== Stated exercise ==
Write out all the lines again, precisely as they stand, but without the images.

== Extracted information ==
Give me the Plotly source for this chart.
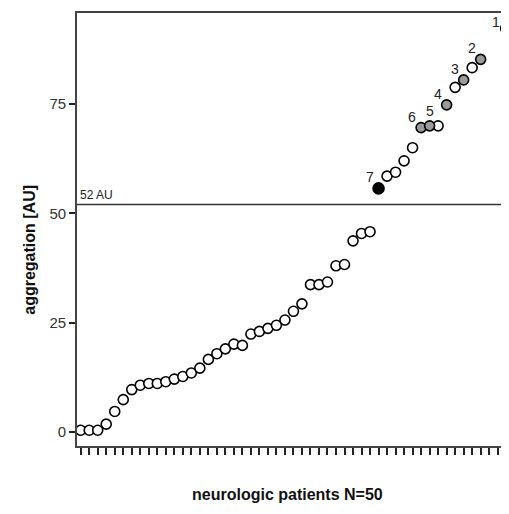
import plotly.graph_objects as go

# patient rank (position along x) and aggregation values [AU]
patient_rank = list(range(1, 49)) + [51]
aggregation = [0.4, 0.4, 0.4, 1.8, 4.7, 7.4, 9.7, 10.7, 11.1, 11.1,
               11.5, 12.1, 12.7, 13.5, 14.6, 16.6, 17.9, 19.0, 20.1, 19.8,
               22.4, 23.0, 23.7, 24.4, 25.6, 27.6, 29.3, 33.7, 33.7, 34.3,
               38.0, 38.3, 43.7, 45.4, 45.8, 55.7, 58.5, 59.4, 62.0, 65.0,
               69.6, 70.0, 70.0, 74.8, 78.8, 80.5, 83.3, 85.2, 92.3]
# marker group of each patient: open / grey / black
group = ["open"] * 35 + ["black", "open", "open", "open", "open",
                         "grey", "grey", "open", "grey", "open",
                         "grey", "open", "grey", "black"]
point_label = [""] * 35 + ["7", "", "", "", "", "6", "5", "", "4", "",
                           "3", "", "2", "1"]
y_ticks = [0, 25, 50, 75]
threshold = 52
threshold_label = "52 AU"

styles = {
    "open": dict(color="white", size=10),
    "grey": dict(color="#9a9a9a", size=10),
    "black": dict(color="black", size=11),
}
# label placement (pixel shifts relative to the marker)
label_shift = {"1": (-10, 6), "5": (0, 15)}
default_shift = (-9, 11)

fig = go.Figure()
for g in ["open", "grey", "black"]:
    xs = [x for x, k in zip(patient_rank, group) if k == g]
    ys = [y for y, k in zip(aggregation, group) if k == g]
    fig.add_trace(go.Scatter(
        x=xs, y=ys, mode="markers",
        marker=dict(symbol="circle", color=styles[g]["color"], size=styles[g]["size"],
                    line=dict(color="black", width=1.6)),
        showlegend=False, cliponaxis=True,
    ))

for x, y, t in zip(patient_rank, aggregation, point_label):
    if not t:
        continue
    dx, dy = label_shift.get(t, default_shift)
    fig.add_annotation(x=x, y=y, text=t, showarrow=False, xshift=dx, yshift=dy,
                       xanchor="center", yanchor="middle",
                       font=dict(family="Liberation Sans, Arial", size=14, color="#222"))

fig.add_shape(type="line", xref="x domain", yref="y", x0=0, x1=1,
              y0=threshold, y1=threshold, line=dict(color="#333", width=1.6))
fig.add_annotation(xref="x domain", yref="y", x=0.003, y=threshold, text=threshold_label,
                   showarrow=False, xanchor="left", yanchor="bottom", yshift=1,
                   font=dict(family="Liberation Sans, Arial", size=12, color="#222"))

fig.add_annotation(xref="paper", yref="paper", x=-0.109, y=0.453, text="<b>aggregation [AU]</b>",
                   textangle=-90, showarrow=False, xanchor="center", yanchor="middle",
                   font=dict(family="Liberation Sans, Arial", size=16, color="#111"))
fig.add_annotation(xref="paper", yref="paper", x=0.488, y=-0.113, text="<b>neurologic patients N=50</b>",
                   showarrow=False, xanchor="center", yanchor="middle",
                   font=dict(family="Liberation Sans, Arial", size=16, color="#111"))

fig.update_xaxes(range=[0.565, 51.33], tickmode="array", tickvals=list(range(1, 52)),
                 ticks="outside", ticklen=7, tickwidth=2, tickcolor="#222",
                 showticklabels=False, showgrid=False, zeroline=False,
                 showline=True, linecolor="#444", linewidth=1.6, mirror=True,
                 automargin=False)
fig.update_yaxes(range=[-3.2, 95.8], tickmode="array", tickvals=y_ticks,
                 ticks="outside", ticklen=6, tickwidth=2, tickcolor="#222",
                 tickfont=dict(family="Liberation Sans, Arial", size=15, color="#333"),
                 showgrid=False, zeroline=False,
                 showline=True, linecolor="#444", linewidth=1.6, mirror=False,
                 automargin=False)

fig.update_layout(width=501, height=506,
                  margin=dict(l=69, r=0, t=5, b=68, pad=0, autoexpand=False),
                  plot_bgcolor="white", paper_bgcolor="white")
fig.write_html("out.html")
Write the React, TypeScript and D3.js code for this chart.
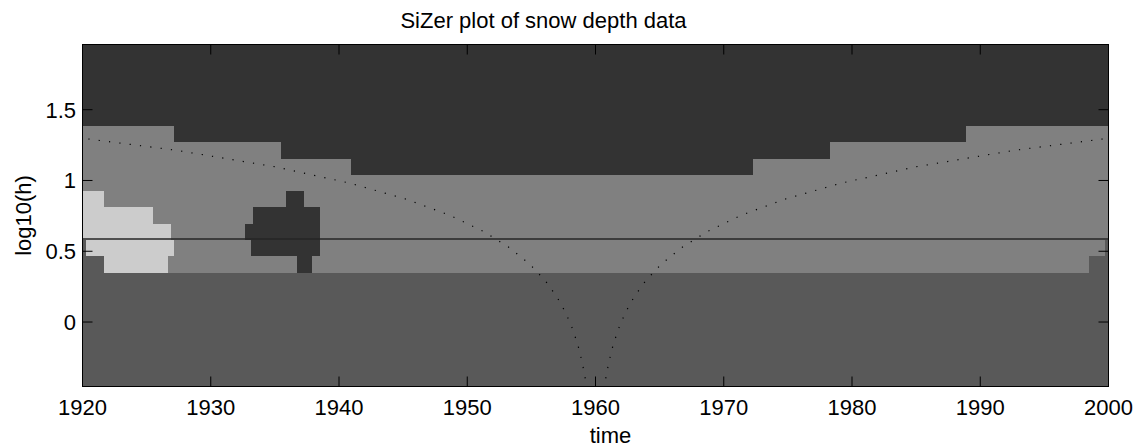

== Complete answer ==
Give me the Plotly source for this chart.
import plotly.graph_objects as go

# patient rank (position along x) and aggregation values [AU]
patient_rank = list(range(1, 49)) + [51]
aggregation = [0.4, 0.4, 0.4, 1.8, 4.7, 7.4, 9.7, 10.7, 11.1, 11.1,
               11.5, 12.1, 12.7, 13.5, 14.6, 16.6, 17.9, 19.0, 20.1, 19.8,
               22.4, 23.0, 23.7, 24.4, 25.6, 27.6, 29.3, 33.7, 33.7, 34.3,
               38.0, 38.3, 43.7, 45.4, 45.8, 55.7, 58.5, 59.4, 62.0, 65.0,
               69.6, 70.0, 70.0, 74.8, 78.8, 80.5, 83.3, 85.2, 92.3]
# marker group of each patient: open / grey / black
group = ["open"] * 35 + ["black", "open", "open", "open", "open",
                         "grey", "grey", "open", "grey", "open",
                         "grey", "open", "grey", "black"]
point_label = [""] * 35 + ["7", "", "", "", "", "6", "5", "", "4", "",
                           "3", "", "2", "1"]
y_ticks = [0, 25, 50, 75]
threshold = 52
threshold_label = "52 AU"

styles = {
    "open": dict(color="white", size=10),
    "grey": dict(color="#9a9a9a", size=10),
    "black": dict(color="black", size=11),
}
# label placement (pixel shifts relative to the marker)
label_shift = {"1": (-10, 6), "5": (0, 15)}
default_shift = (-9, 11)

fig = go.Figure()
for g in ["open", "grey", "black"]:
    xs = [x for x, k in zip(patient_rank, group) if k == g]
    ys = [y for y, k in zip(aggregation, group) if k == g]
    fig.add_trace(go.Scatter(
        x=xs, y=ys, mode="markers",
        marker=dict(symbol="circle", color=styles[g]["color"], size=styles[g]["size"],
                    line=dict(color="black", width=1.6)),
        showlegend=False, cliponaxis=True,
    ))

for x, y, t in zip(patient_rank, aggregation, point_label):
    if not t:
        continue
    dx, dy = label_shift.get(t, default_shift)
    fig.add_annotation(x=x, y=y, text=t, showarrow=False, xshift=dx, yshift=dy,
                       xanchor="center", yanchor="middle",
                       font=dict(family="Liberation Sans, Arial", size=14, color="#222"))

fig.add_shape(type="line", xref="x domain", yref="y", x0=0, x1=1,
              y0=threshold, y1=threshold, line=dict(color="#333", width=1.6))
fig.add_annotation(xref="x domain", yref="y", x=0.003, y=threshold, text=threshold_label,
                   showarrow=False, xanchor="left", yanchor="bottom", yshift=1,
                   font=dict(family="Liberation Sans, Arial", size=12, color="#222"))

fig.add_annotation(xref="paper", yref="paper", x=-0.109, y=0.453, text="<b>aggregation [AU]</b>",
                   textangle=-90, showarrow=False, xanchor="center", yanchor="middle",
                   font=dict(family="Liberation Sans, Arial", size=16, color="#111"))
fig.add_annotation(xref="paper", yref="paper", x=0.488, y=-0.113, text="<b>neurologic patients N=50</b>",
                   showarrow=False, xanchor="center", yanchor="middle",
                   font=dict(family="Liberation Sans, Arial", size=16, color="#111"))

fig.update_xaxes(range=[0.565, 51.33], tickmode="array", tickvals=list(range(1, 52)),
                 ticks="outside", ticklen=7, tickwidth=2, tickcolor="#222",
                 showticklabels=False, showgrid=False, zeroline=False,
                 showline=True, linecolor="#444", linewidth=1.6, mirror=True,
                 automargin=False)
fig.update_yaxes(range=[-3.2, 95.8], tickmode="array", tickvals=y_ticks,
                 ticks="outside", ticklen=6, tickwidth=2, tickcolor="#222",
                 tickfont=dict(family="Liberation Sans, Arial", size=15, color="#333"),
                 showgrid=False, zeroline=False,
                 showline=True, linecolor="#444", linewidth=1.6, mirror=False,
                 automargin=False)

fig.update_layout(width=501, height=506,
                  margin=dict(l=69, r=0, t=5, b=68, pad=0, autoexpand=False),
                  plot_bgcolor="white", paper_bgcolor="white")
fig.write_html("out.html")
Write the React, TypeScript and D3.js code for this chart.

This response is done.